═══ Stored records

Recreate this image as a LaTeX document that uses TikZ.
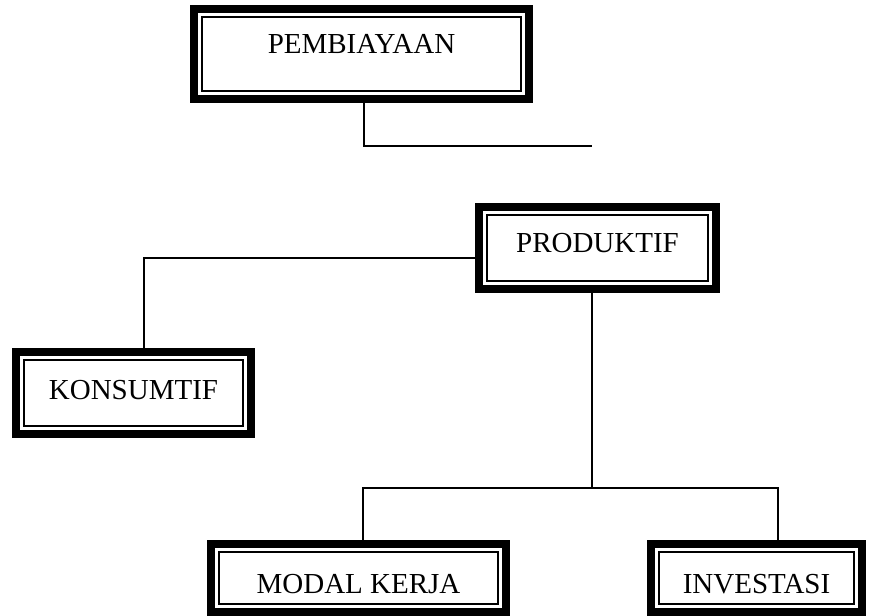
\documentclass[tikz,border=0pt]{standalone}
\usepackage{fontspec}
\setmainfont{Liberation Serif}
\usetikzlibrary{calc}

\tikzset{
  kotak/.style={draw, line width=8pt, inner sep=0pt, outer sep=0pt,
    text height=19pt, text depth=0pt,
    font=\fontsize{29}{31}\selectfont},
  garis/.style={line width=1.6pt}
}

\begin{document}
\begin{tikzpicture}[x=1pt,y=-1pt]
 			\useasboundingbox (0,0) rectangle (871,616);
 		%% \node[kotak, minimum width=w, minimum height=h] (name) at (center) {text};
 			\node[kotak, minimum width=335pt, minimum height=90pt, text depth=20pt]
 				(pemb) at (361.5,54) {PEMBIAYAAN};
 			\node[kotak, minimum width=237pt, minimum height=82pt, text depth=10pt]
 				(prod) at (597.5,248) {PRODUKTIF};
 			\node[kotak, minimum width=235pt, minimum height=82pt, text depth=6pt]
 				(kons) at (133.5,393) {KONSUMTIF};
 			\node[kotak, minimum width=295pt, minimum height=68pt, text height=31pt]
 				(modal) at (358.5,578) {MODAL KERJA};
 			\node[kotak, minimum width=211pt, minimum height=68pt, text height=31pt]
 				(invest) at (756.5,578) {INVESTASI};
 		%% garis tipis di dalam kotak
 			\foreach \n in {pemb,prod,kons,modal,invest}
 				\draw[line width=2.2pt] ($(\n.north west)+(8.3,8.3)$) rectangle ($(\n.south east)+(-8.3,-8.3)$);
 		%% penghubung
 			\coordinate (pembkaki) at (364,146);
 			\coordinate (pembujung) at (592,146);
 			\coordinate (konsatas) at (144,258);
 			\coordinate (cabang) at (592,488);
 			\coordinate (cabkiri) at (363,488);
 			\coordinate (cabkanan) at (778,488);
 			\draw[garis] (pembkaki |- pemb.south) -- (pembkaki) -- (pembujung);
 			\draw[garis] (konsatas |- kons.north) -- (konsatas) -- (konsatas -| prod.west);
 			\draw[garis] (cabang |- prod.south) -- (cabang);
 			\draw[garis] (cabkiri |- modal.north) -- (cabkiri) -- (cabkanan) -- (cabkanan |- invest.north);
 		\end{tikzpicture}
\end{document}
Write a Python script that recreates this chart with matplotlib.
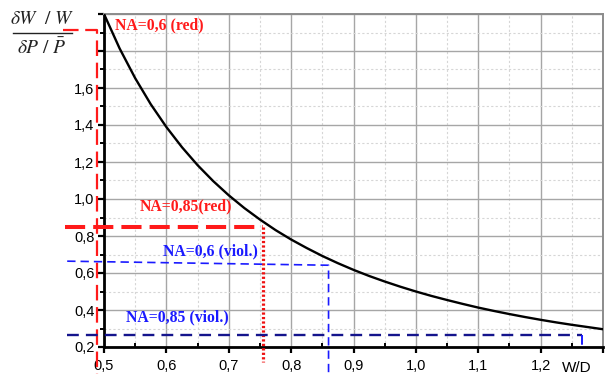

══════

Exercise goal
Write down every line of the data above that includes the string "this".

Response
Recreate this image as a LaTeX document that uses TikZ.
Write a Python script that recreates this chart with matplotlib.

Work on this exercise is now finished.